United States Supreme Court (SCOTUS) Justices Sonia Sotomayor, Elena Kagan, and Ketanji Brown Jackson used or referenced the legal term “alien” to describe illegal aliens in the United States during oral arguments,even as President Joe Biden’s administration has instructed officials to use the term “noncitizen” instead.
On Tuesday, SCOTUS heard arguments in United States v. Texas where states are seeking to have Biden’s so-called “sanctuary country” orders thrown out. The orders ensure that most of the nation’s 11 to 22 million illegal aliens are not eligible for arrest or deportation.
In a number of instances, Justices Sotomayor, Kagan, and Jackson — considered the Court’s liberal faction — either used the term “alien” directly to describe illegal aliens in the U.S. or referenced the term while quoting prior cases and federal immigration statute. Sotomayor said:
What the government has said, and what the record clearly proves, is that there’s been a surge at the border. If left unattended, that surge would overwhelm all of the border states, not just Texas, and that the cost of doing that has to give them greater priorities in terms of aliens who are already here.
“It says that you, does not create ‘any’ — and any is very broad — ‘right or benefit that is legally enforceable by any party.’ It doesn’t say any alien party, it doesn’t say anything like that,” Sotomayor said in another instance.
“… that’s not the language, isn’t limited to that situation,” Sotomayor continued. “It doesn’t say any right or benefit that is legally enforceable by an undocumented alien.
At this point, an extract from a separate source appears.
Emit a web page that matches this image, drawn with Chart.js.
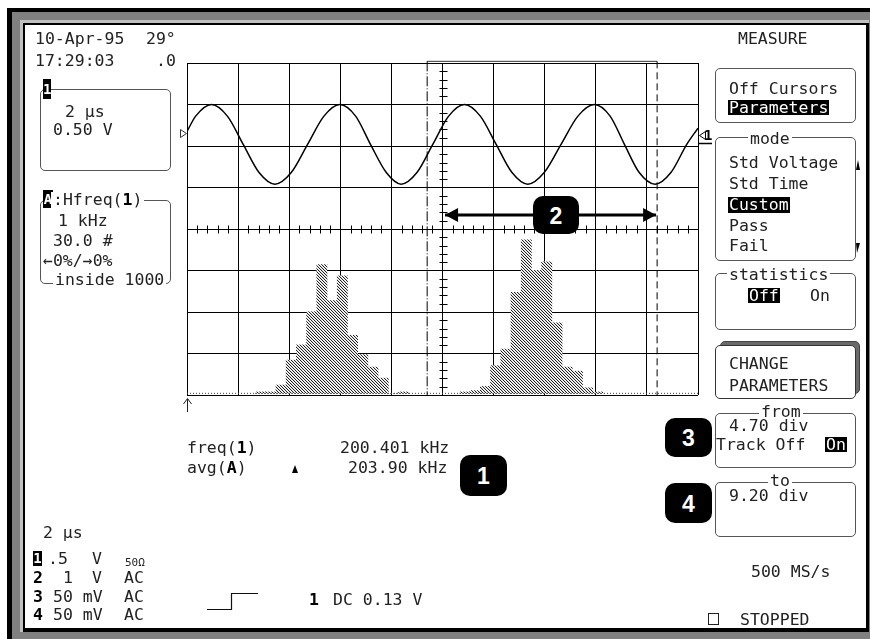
<!DOCTYPE html>
<html><head><meta charset="utf-8">
<script src="https://cdn.jsdelivr.net/npm/chart.js@4.4.1/dist/chart.umd.min.js"></script>
<style>
html,body{margin:0;padding:0;background:#fff;width:870px;height:639px;overflow:hidden;position:relative}
.f{position:absolute}
#f1{left:7px;top:8px;width:900px;height:700px;background:#000}
#f2{left:12px;top:12px;width:900px;height:700px;background:#808080}
#f3{left:20px;top:20px;width:849px;height:612px;background:#c0c0c0}
#f4{left:23px;top:23px;width:846px;height:609px;background:#000}
#f5{left:25px;top:25px;width:841px;height:603px;background:#fff}
#c{position:absolute;left:0;top:0}
.t{position:absolute;font-family:"DejaVu Sans Mono",monospace;font-size:16.5px;line-height:16px;white-space:pre;color:#222}
.b{font-weight:bold;color:#000}
.inv{background:#000;color:#fff;height:15px;padding:0 1px}
.w{background:#fff;padding:0 2px}
.box{position:absolute;box-sizing:border-box;border:1px solid #555;border-radius:5px;background:#fff}
.badge{position:absolute;background:#000;color:#fff;font-family:"Liberation Sans",Arial,sans-serif;font-weight:bold;font-size:23px;border-radius:10px;text-align:center}
.tag{position:absolute;background:#000;color:#fff;font-family:"DejaVu Sans Mono",monospace;font-weight:bold;font-size:14px;text-align:center}
svg{position:absolute;left:0;top:0}
</style></head><body>
<div class="f" id="f1"></div><div class="f" id="f2"></div><div class="f" id="f3"></div><div class="f" id="f4"></div><div class="f" id="f5"></div>

<div class="box" style="left:40px;top:89px;width:131px;height:82px"></div>
<div class="box" style="left:40px;top:200px;width:131px;height:84px"></div>
<div class="box" style="left:715px;top:68px;width:141px;height:55px"></div>
<div class="box" style="left:715px;top:137px;width:141px;height:124px"></div>
<div class="box" style="left:715px;top:273px;width:141px;height:57px"></div>
<div class="box" style="left:720px;top:341px;width:140px;height:53px;background:#6a6a6a;border-color:#444"></div>
<div class="box" style="left:715px;top:345px;width:141px;height:54px;border-color:#333"></div>
<div class="box" style="left:715px;top:413px;width:141px;height:55px"></div>
<div class="box" style="left:715px;top:482px;width:141px;height:55px"></div>

<canvas id="c" width="870" height="639"></canvas>

<svg width="870" height="639">
  <polygon points="180.5,129.5 186.5,133.5 180.5,137.5" fill="#fff" stroke="#333" stroke-width="1"/>
  <polygon points="705.5,131.5 699.5,135.5 705.5,139.5" fill="#fff" stroke="#000" stroke-width="1"/>
  <line x1="698" y1="143.5" x2="712" y2="143.5" stroke="#000" stroke-width="1.5"/>
  <line x1="187.5" y1="399" x2="187.5" y2="412" stroke="#222" stroke-width="1"/>
  <polyline points="183.5,404 187.5,398.5 191.5,404" fill="none" stroke="#222" stroke-width="1"/>
  <polygon points="292,473 295,465 298,473" fill="#000"/>
  <polyline points="207,609.5 231.5,609.5 231.5,593.5 258,593.5" fill="none" stroke="#111" stroke-width="1.2"/>
  <polygon points="856,170 858,160 860,170" fill="#000"/>
  <polygon points="856,243 860,243 857,253" fill="#000"/>
  <rect x="708.5" y="613.5" width="10" height="11" fill="none" stroke="#222" stroke-width="1"/>
</svg>

<!-- left panel -->
<div class="t" style="left:35px;top:31px">10-Apr-95</div>
<div class="t" style="left:146px;top:31px">29°</div>
<div class="t" style="left:35px;top:53px">17:29:03</div>
<div class="t" style="left:156px;top:53px">.0</div>
<div class="tag" style="left:43px;top:79px;width:8px;height:20px;line-height:20px">1</div>
<div class="t" style="left:65px;top:104px">2 μs</div>
<div class="t" style="left:53px;top:122px">0.50 V</div>
<div class="tag" style="left:43px;top:190px;width:10px;height:18px;line-height:18px">A</div>
<div class="t w" style="left:51px;top:192px">:Hfreq(<span class="b">1</span>)</div>
<div class="t" style="left:58px;top:213px">1 kHz</div>
<div class="t" style="left:53px;top:233px">30.0 #</div>
<div class="t" style="left:43px;top:253px">←0%/→0%</div>
<div class="t w" style="left:53px;top:272px">inside 1000</div>

<!-- grid markers -->
<div class="t b" style="left:704px;top:127px;font-size:14px">1</div>

<!-- readouts -->
<div class="t" style="left:187px;top:440px">freq(<span class="b">1</span>)</div>
<div class="t" style="left:340px;top:440px">200.401 kHz</div>
<div class="t" style="left:187px;top:460px">avg(<span class="b">A</span>)</div>
<div class="t" style="left:348px;top:460px">203.90 kHz</div>

<!-- bottom left -->
<div class="t" style="left:43px;top:525px">2 μs</div>
<div class="tag" style="left:33px;top:551px;width:9px;height:15px;line-height:15px">1</div>
<div class="t" style="left:48px;top:551px">.5</div>
<div class="t" style="left:92px;top:551px">V</div>
<div class="t" style="left:125px;top:555px;font-size:11px">50Ω</div>
<div class="t b" style="left:33px;top:570px">2</div>
<div class="t" style="left:63px;top:570px">1</div>
<div class="t" style="left:92px;top:570px">V</div>
<div class="t" style="left:124px;top:570px">AC</div>
<div class="t b" style="left:33px;top:589px">3</div>
<div class="t" style="left:53px;top:589px">50 mV</div>
<div class="t" style="left:124px;top:589px">AC</div>
<div class="t b" style="left:33px;top:607px">4</div>
<div class="t" style="left:53px;top:607px">50 mV</div>
<div class="t" style="left:124px;top:607px">AC</div>
<div class="t b" style="left:309px;top:592px">1</div>
<div class="t" style="left:333px;top:592px">DC 0.13 V</div>

<!-- right panel -->
<div class="t" style="left:738px;top:31px">MEASURE</div>
<div class="t" style="left:729px;top:81px">Off Cursors</div>
<div class="t inv" style="left:728px;top:100px">Parameters</div>
<div class="t w" style="left:748px;top:131px;height:12px">mode</div>
<div class="t" style="left:729px;top:155px">Std Voltage</div>
<div class="t" style="left:729px;top:176px">Std Time</div>
<div class="t inv" style="left:728px;top:197px;height:16px">Custom</div>
<div class="t" style="left:729px;top:218px">Pass</div>
<div class="t" style="left:729px;top:238px">Fail</div>
<div class="t w" style="left:727px;top:267px;height:12px">statistics</div>
<div class="t inv" style="left:748px;top:288px">Off</div>
<div class="t" style="left:810px;top:288px">On</div>
<div class="t" style="left:729px;top:356px">CHANGE</div>
<div class="t" style="left:729px;top:378px">PARAMETERS</div>
<div class="t w" style="left:759px;top:404px;height:12px">from</div>
<div class="t" style="left:729px;top:418px">4.70 div</div>
<div class="t" style="left:716px;top:437px">Track Off</div>
<div class="t inv" style="left:825px;top:437px">On</div>
<div class="t w" style="left:768px;top:473px;height:12px">to</div>
<div class="t" style="left:729px;top:488px">9.20 div</div>
<div class="t" style="left:751px;top:564px">500 MS/s</div>
<div class="t" style="left:740px;top:612px">STOPPED</div>

<div class="badge" style="left:460px;top:455px;width:47px;height:41px;line-height:43px">1</div>
<div class="badge" style="left:533px;top:196px;width:46px;height:38px;line-height:40px">2</div>
<div class="badge" style="left:665px;top:418px;width:47px;height:39px;line-height:41px">3</div>
<div class="badge" style="left:665px;top:483px;width:47px;height:40px;line-height:42px">4</div>

<script>
// ---- data (horizontal in divisions, 0..10; vertical in divisions, -4..4) ----
const waveX = [0.00,0.17,0.48,0.79,1.10,1.41,1.72,2.04,2.36,2.68,2.99,3.30,3.59,3.90,4.19,4.50,4.81,5.12,5.43,5.74,6.05,6.36,6.67,6.99,7.32,7.65,7.97,8.28,8.56,8.85,9.16,9.47,9.78,10.00];
const waveY = [2.35,2.72,3.00,2.72,2.04,1.36,1.08,1.36,2.04,2.72,3.00,2.72,2.04,1.36,1.08,1.36,2.04,2.72,3.00,2.72,2.04,1.36,1.08,1.36,2.04,2.72,3.00,2.72,2.04,1.36,1.08,1.36,2.04,2.43];
// histogram bins (bin centre in divisions) and event counts (30 events / div)
const histBins = [1.44,1.64,1.84,2.04,2.24,2.44,2.64,2.84,3.04,3.24,3.44,3.64,3.84,4.04,4.24,
                  5.44,5.64,5.84,6.04,6.24,6.44,6.64,6.84,7.04,7.24,7.44,7.64,7.84,8.04];
const histCounts = [1,1,6,24,35,59,93,67,85,42,28,19,11,0,1,
                    1,2,5,20,32,73,111,89,95,51,19,16,4,1];
const cursorFrom = 4.70;   // div
const cursorTo = 9.20;     // div
const arrowSpan = [5.05, 9.18];
const arrowLevel = 0.34;

function hatchPattern(){
  const c = document.createElement('canvas'); c.width = 3; c.height = 3;
  const g = c.getContext('2d');
  g.fillStyle = '#fff'; g.fillRect(0,0,3,3);
  for (let i=0;i<3;i++){ g.fillStyle='#222'; g.fillRect(i,i,1,1); g.fillStyle='#ddd'; g.fillRect((i+1)%3,i,1,1); }
  return g.createPattern(c,'repeat');
}

const overlay = {
  id:'overlay',
  beforeDatasetsDraw(chart){
    const {ctx, scales:{x, y}} = chart;
    ctx.save(); ctx.strokeStyle = '#000'; ctx.lineWidth = 1;
    const cx = Math.round(x.getPixelForValue(5)) + 0.5, cy = Math.round(y.getPixelForValue(0)) + 0.5;
    ctx.beginPath();
    for (let k=1;k<50;k++){ if (k%5===0) continue; const px = Math.round(x.getPixelForValue(k*0.2))+0.5; ctx.moveTo(px, cy-4); ctx.lineTo(px, cy+4); }
    for (let k=-19;k<20;k++){ if (k%5===0) continue; const py = Math.round(y.getPixelForValue(k*0.2))+0.5; ctx.moveTo(cx-4, py); ctx.lineTo(cx+4, py); }
    ctx.stroke(); ctx.restore();
  },
  afterDatasetsDraw(chart){
    const ctx = chart.ctx;
    chart.data.datasets.forEach((ds, i) => {
      if (!ds.arrow) return;
      const pts = chart.getDatasetMeta(i).data;
      const a = pts[0], b = pts[pts.length-1];
      ctx.save(); ctx.fillStyle = '#000';
      ctx.beginPath(); ctx.moveTo(a.x, a.y); ctx.lineTo(a.x+13, a.y-7); ctx.lineTo(a.x+13, a.y+7); ctx.closePath(); ctx.fill();
      ctx.beginPath(); ctx.moveTo(b.x, b.y); ctx.lineTo(b.x-13, b.y-7); ctx.lineTo(b.x-13, b.y+7); ctx.closePath(); ctx.fill();
      ctx.restore();
    });
  }
};

const cv = document.getElementById('c');
new Chart(cv, {
  type: 'bar',
  data: { datasets: [
    { type:'bar', label:'Hfreq(1)', yAxisID:'yh', data: histBins.map((b,i)=>({x:b, y:histCounts[i]})),
      backgroundColor: hatchPattern(), borderWidth:0, barPercentage:1, categoryPercentage:1, order:6 },
    { type:'line', label:'hist base', yAxisID:'yh', data:[{x:0,y:0},{x:10,y:0}], borderColor:'#444', borderWidth:1,
      borderDash:[1,2], pointRadius:0, order:5 },
    { type:'line', label:'C1', data: waveX.map((v,i)=>({x:v, y:waveY[i]})), borderColor:'#000', borderWidth:1.5,
      pointRadius:0, cubicInterpolationMode:'monotone', order:4 },
    { type:'line', label:'from', data:[{x:cursorFrom,y:4.04},{x:cursorFrom,y:-4}], borderColor:'#000', borderWidth:1,
      borderDash:[10,2,1,2], pointRadius:0, clip:false, order:3 },
    { type:'line', label:'to', data:[{x:cursorTo,y:4.04},{x:cursorTo,y:-4}], borderColor:'#000', borderWidth:1,
      borderDash:[7,4], pointRadius:0, clip:false, order:3 },
    { type:'line', label:'bracket', data:[{x:cursorFrom,y:4.04},{x:cursorTo,y:4.04}], borderColor:'#333', borderWidth:1,
      pointRadius:0, clip:false, order:3 },
    { type:'line', label:'delta', arrow:true, data:[{x:arrowSpan[0],y:arrowLevel},{x:arrowSpan[1],y:arrowLevel}],
      borderColor:'#000', borderWidth:3, pointRadius:0, order:2 }
  ]},
  options: {
    responsive:false, animation:false, devicePixelRatio:1,
    layout:{ padding:{ left:187, top:63, right:172, bottom:244 } },
    plugins:{ legend:{display:false}, tooltip:{enabled:false} },
    scales:{
      x:{ type:'linear', min:0, max:10, offset:false, ticks:{display:false, stepSize:1}, grid:{offset:false, color:'#000', drawTicks:false, lineWidth:1}, border:{display:false} },
      y:{ type:'linear', min:-4, max:4, ticks:{display:false, stepSize:1}, grid:{color:'#000', drawTicks:false, lineWidth:1}, border:{display:false} },
      yh:{ type:'linear', display:false, min:-1.2, max:238.8 }
    }
  },
  plugins:[overlay]
});
</script>
</body></html>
It says ‘any party.'”
“You are basically trying to sneak into … and say you must remove these people whether or not you want to or not … so once you say that, then how can the guidelines be wrong because it’s simply a statement that says these aliens, we’re not going to remove,” Sotomayor said, using the term for the fourth time.
Later, Kagan and Jackson each referenced the term “alien” to describe illegal aliens while quoting prior cases and federal immigration statutes.
“If you look at the language of 1231, ‘It’s the Attorney General shall detain the alien,’ it doesn’t say anything about shall remove, it doesn’t say anything about shall apprehend, shall arrest, it just says ‘shall detain,'” Kagan said.
“The statute’s text in A says ‘Pending a removal decision on whether the alien is to be removed from the United States,'” Jackson said.
The justices using the term “alien” to describe illegal aliens in the U.S. comes as Biden’s Department of Homeland Security (DHS) has sought to purge the term from all federal agencies.
In April 2021, for instance, Biden’s Immigration and Customs Enforcement (ICE) agents and Customs and Border Protection (CBP) agents were ordered to stop using the terms “illegal alien” and “assimilation” and replace them with “noncitizen” and “integration.” The U.S. Citizenship and Immigration Services (USCIS) also removed the term “alien” from its site to be “more inclusive.”
Then, in July 2021, the Biden administration ordered federal immigration judges not to use the terms “alien” and “illegal alien.” Instead, judges are to use “noncitizen” and “undocumented individual.”
In December 2021, USCIS continued purging the terms “alien” and “illegal alien” from its website and lengthy agency manual.
The term “alien” is regularly used as a legal definition to describe a foreign national in the U.S. The Immigration and Nationality Act (INA) codified the term in law and defines it as “any person not a citizen or national of the United States.”
The case is United States v. Texas, No. 22-58 in the Supreme Court of the United States.